Analysis
Evelyn Irene Farmer (the deceased) died on 12 January 1996 leaving a will dated 10 August 1993 (the will). The claimants were five of the ten charitable remaindermen under the trusts created under the will. They took absolutely upon the deaths of the deceased’s son and daughter in law. The deceased’s son was deceased but the daughter in law was still alive, and consequently the claimants’ interests were yet to fall into possession. The defendants were the executors of the deceased’s estate.
In 2007, the defendants wrote to the claimants enclosing an interim account for 2007 up to September of that year. Despite indicating that they would revert with information on the investment portfolio when they received a response from the trustees’ financial advisor, no further information was provided, despite the claimants’ requests. On 2 February 2016 the claimants issued a claim for an order that the defendants disclose proper particulars and accounts of (i) the property comprising the trust estate and (ii) the income, expenditure and distributions of the trust, in each case for the period since 1 October 2007.
Held:
- 1) The right to an accounting, and to see trust documents as part of it, was an aspect of the court’s inherent jurisdiction to supervise and if appropriate intervene in the administration of a trust. However it did not necessarily follow that all such documents should be disclosed to all beneficiaries. It depended on what was needed in the circumstances for the beneficiaries to vindicate their own rights against the trustees in respect of the administration of the trust. That would vary according to the facts of the case.

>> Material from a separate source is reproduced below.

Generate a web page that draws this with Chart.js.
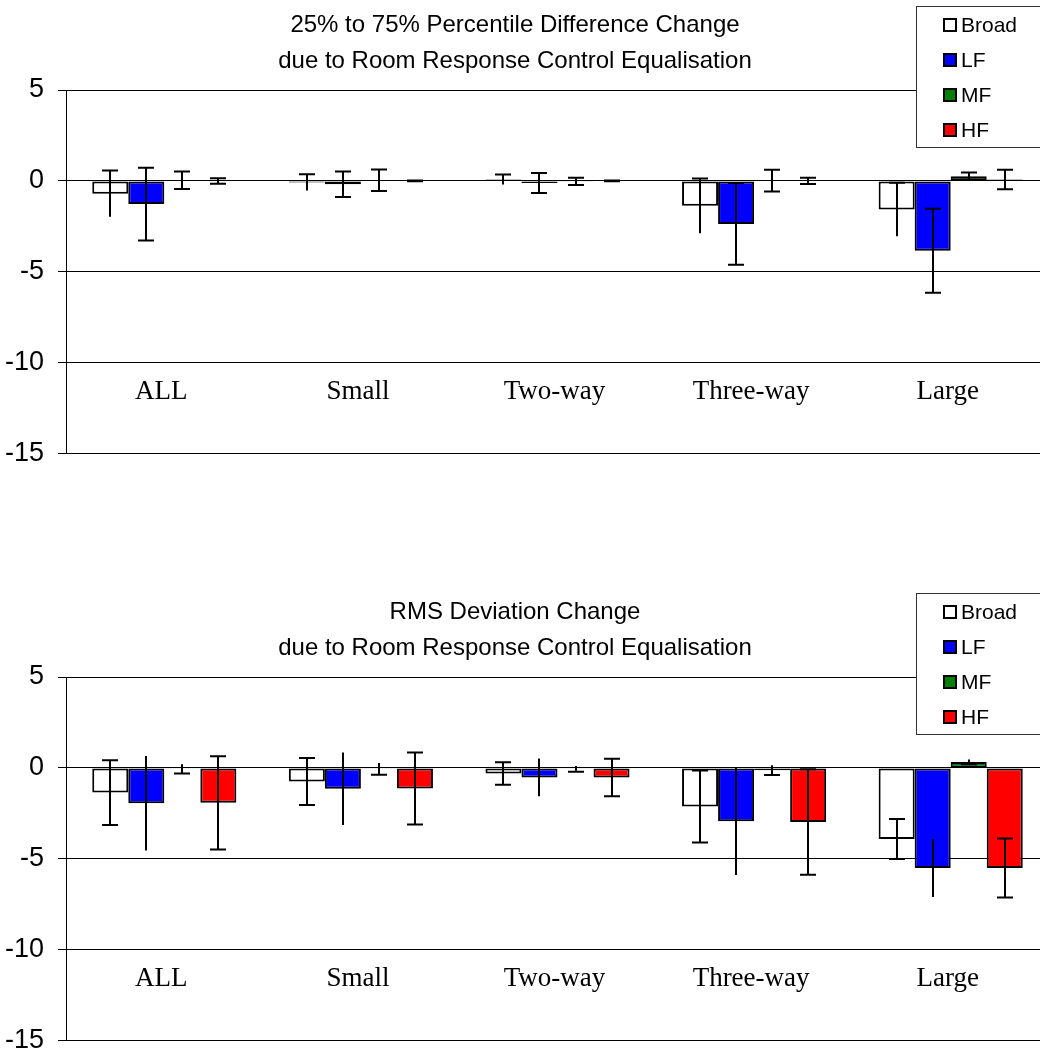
<!DOCTYPE html>
<html>
<head>
<meta charset="utf-8">
<title>Room Response Control Equalisation</title>
<script src="https://cdn.jsdelivr.net/npm/chart.js@4.4.1/dist/chart.umd.min.js"></script>
<style>
    html, body { margin: 0; padding: 0; background: #fff; overflow: hidden; width: 1040px; height: 1051px; }
    .wrap { position: absolute; left: 0; width: 1049px; height: 484px; }
    #wrapTop { top: 0; }
    #wrapBottom { top: 587px; }
</style>
</head>
<body>
<div class="wrap" id="wrapTop"><canvas id="pctChart" width="1049" height="484"></canvas></div>
<div class="wrap" id="wrapBottom"><canvas id="rmsChart" width="1049" height="484"></canvas></div>
<script>
// 카테고리 / 시리즈
const categories = ['ALL', 'Small', 'Two-way', 'Three-way', 'Large'];
const seriesNames = ['Broad', 'LF', 'MF', 'HF'];
const seriesColors = ['#ffffff', '#0000ff', '#008000', '#ff0000'];
const yTicks = [5, 0, -5, -10, -15];

// 25% to 75% percentile difference change (값, 오차)
const pctTitle = ['25% to 75% Percentile Difference Change', 'due to Room Response Control Equalisation'];
const pctBroad = [-0.70, -0.08, 0.08, -1.37, -1.57];
const pctBroadErr = [1.27, 0.45, 0.28, 1.50, 1.47];
const pctLF = [-1.27, -0.18, -0.11, -2.36, -3.84];
const pctLFErr = [2.00, 0.70, 0.55, 2.25, 2.31];
const pctMF = [0.04, 0.04, -0.02, 0.02, 0.26];
const pctMFErr = [0.48, 0.59, 0.20, 0.60, 0.20];
const pctHF = [0, 0, 0, 0, 0.08];
const pctHFErr = [0.15, 0.02, 0.02, 0.17, 0.54];

// RMS deviation change (값, 오차)
const rmsTitle = ['RMS Deviation Change', 'due to Room Response Control Equalisation'];
const rmsBroad = [-1.35, -0.74, -0.30, -2.12, -3.90];
const rmsBroadErr = [1.78, 1.29, 0.62, 1.98, 1.10];
const rmsLF = [-1.94, -1.14, -0.52, -2.93, -5.50];
const rmsLFErr = [2.60, 1.99, 1.04, 2.96, 1.60];
const rmsMF = [-0.05, -0.05, -0.05, -0.12, 0.33];
const rmsMFErr = [0.26, 0.32, 0.16, 0.27, 0.13];
const rmsHF = [-1.92, -1.13, -0.53, -2.97, -5.50];
const rmsHFErr = [2.57, 1.98, 1.03, 2.90, 1.62];

const sansFont = '"Liberation Sans", Arial, sans-serif';
const serifFont = '"Liberation Serif", "Times New Roman", serif';

// 오차 막대 + 제목 + 카테고리 라벨 + 범례
const decorPlugin = {
    id: 'decor',
    afterDatasetsDraw: function (chart) {
        const ctx = chart.ctx;
        const yScale = chart.scales.y;
        ctx.save();
        ctx.strokeStyle = '#000';
        ctx.lineWidth = 2;
        chart.data.datasets.forEach(function (ds, d) {
            const meta = chart.getDatasetMeta(d);
            meta.data.forEach(function (bar, i) {
                const v = ds.data[i];
                const e = ds.errors[i];
                const x = Math.round(bar.x);
                const yHi = yScale.getPixelForValue(v + e);
                const yLo = yScale.getPixelForValue(v - e);
                ctx.beginPath();
                ctx.moveTo(x, yHi);
                ctx.lineTo(x, yLo);
                if (ds.capTop) {
                    ctx.moveTo(x - 8, yHi);
                    ctx.lineTo(x + 8, yHi);
                }
                if (ds.capBottom) {
                    ctx.moveTo(x - 8, yLo);
                    ctx.lineTo(x + 8, yLo);
                }
                ctx.stroke();
            });
        });
        ctx.restore();
    },
    afterDraw: function (chart) {
        const ctx = chart.ctx;
        const opts = chart.options.plugins.decor;
        ctx.save();

        // 제목
        ctx.fillStyle = '#000';
        ctx.font = '24px ' + sansFont;
        ctx.textAlign = 'center';
        ctx.textBaseline = 'middle';
        opts.title.forEach(function (line, i) {
            ctx.fillText(line, 515, 25 + i * 36);
        });

        // 카테고리 라벨 (플롯 안쪽)
        ctx.font = '27px ' + serifFont;
        const xScale = chart.scales.x;
        const yScale = chart.scales.y;
        categories.forEach(function (c, i) {
            ctx.fillText(c, xScale.getPixelForValue(i) - 3, yScale.getPixelForValue(-11.6));
        });

        // 범례
        ctx.fillStyle = '#fff';
        ctx.fillRect(916, 6, 124, 142);
        ctx.strokeStyle = '#333';
        ctx.lineWidth = 1;
        ctx.strokeRect(916.5, 6.5, 124, 141);
        ctx.font = '21px ' + sansFont;
        ctx.textAlign = 'left';
        chart.data.datasets.forEach(function (ds, i) {
            const cy = 25 + i * 35;
            ctx.fillStyle = ds.backgroundColor;
            ctx.fillRect(944, cy - 6, 12, 12);
            ctx.strokeStyle = '#000';
            ctx.lineWidth = 2;
            ctx.strokeRect(944, cy - 6, 12, 12);
            ctx.fillStyle = '#000';
            ctx.fillText(ds.label, 961, cy + 1);
        });
        ctx.restore();
    }
};

function makeChart(canvasId, title, values, errors, caps) {
    const ctx = document.getElementById(canvasId).getContext('2d');
    const datasets = seriesNames.map(function (name, i) {
        return {
            label: name,
            data: values[i],
            errors: errors[i],
            capTop: caps[i][0],
            capBottom: caps[i][1],
            backgroundColor: seriesColors[i],
            borderColor: '#000',
            borderWidth: 2,
            borderSkipped: false,
            categoryPercentage: 0.733,
            barPercentage: 1.0
        };
    });
    return new Chart(ctx, {
        type: 'bar',
        data: { labels: categories, datasets: datasets },
        options: {
            responsive: false,
            animation: false,
            devicePixelRatio: 1,
            layout: { padding: { top: 90, bottom: 7, left: 0, right: 0 } },
            plugins: {
                legend: { display: false },
                title: { display: false },
                tooltip: { enabled: false },
                decor: { title: title }
            },
            scales: {
                x: {
                    grid: { display: false, drawTicks: false },
                    border: { display: true, color: '#000', width: 1 },
                    ticks: { display: false }
                },
                y: {
                    min: Math.min.apply(null, yTicks),
                    max: Math.max.apply(null, yTicks),
                    afterBuildTicks: function (axis) {
                        axis.ticks = yTicks.map(function (v) { return { value: v }; });
                    },
                    afterFit: function (axis) { axis.width = 66; },
                    grid: { color: '#000', lineWidth: 1, tickLength: 8, drawTicks: true },
                    border: { display: true, color: '#000', width: 1 },
                    ticks: {
                        color: '#000',
                        padding: 14,
                        font: { family: sansFont, size: 27 }
                    }
                }
            }
        },
        plugins: [decorPlugin]
    });
}

document.addEventListener('DOMContentLoaded', function () {
    makeChart('pctChart', pctTitle,
        [pctBroad, pctLF, pctMF, pctHF],
        [pctBroadErr, pctLFErr, pctMFErr, pctHFErr],
        [[true, false], [true, true], [true, true], [true, true]]);
    makeChart('rmsChart', rmsTitle,
        [rmsBroad, rmsLF, rmsMF, rmsHF],
        [rmsBroadErr, rmsLFErr, rmsMFErr, rmsHFErr],
        [[true, true], [false, false], [false, true], [true, true]]);
});
</script>
</body>
</html>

- 2) The claimants were entitled to (a) accounts of capital and a breakdown of trustees’ fees and expenditure (insofar as the trustees sought to deduct such fees and expenditure from trust capital); (b) lists of investments (c) confirmation of the identity of the present trustees and disclosure of any instruments of appointment and/or retirement (which were constitutive trust documents which beneficiaries should be able to see absent any special circumstances); and (d) confirmation that the daughter in law of the testatrix was still alive, which was consistent with their duty to inform remaindermen when their interests had fallen into possession.
- 3) There was a long and egregious refusal on the part of the defendants to engage at all with the claimants. That refusal was unwarranted. The second defendant should therefore pay the claimants’ costs. Further the costs incurred by the second defendant (including the costs ordered to be paid to the claimants) were not properly incurred within the meaning of CPR rPD46 para 1.1, and he was not entitled to be reimbursed out of the trust fund in respect of them.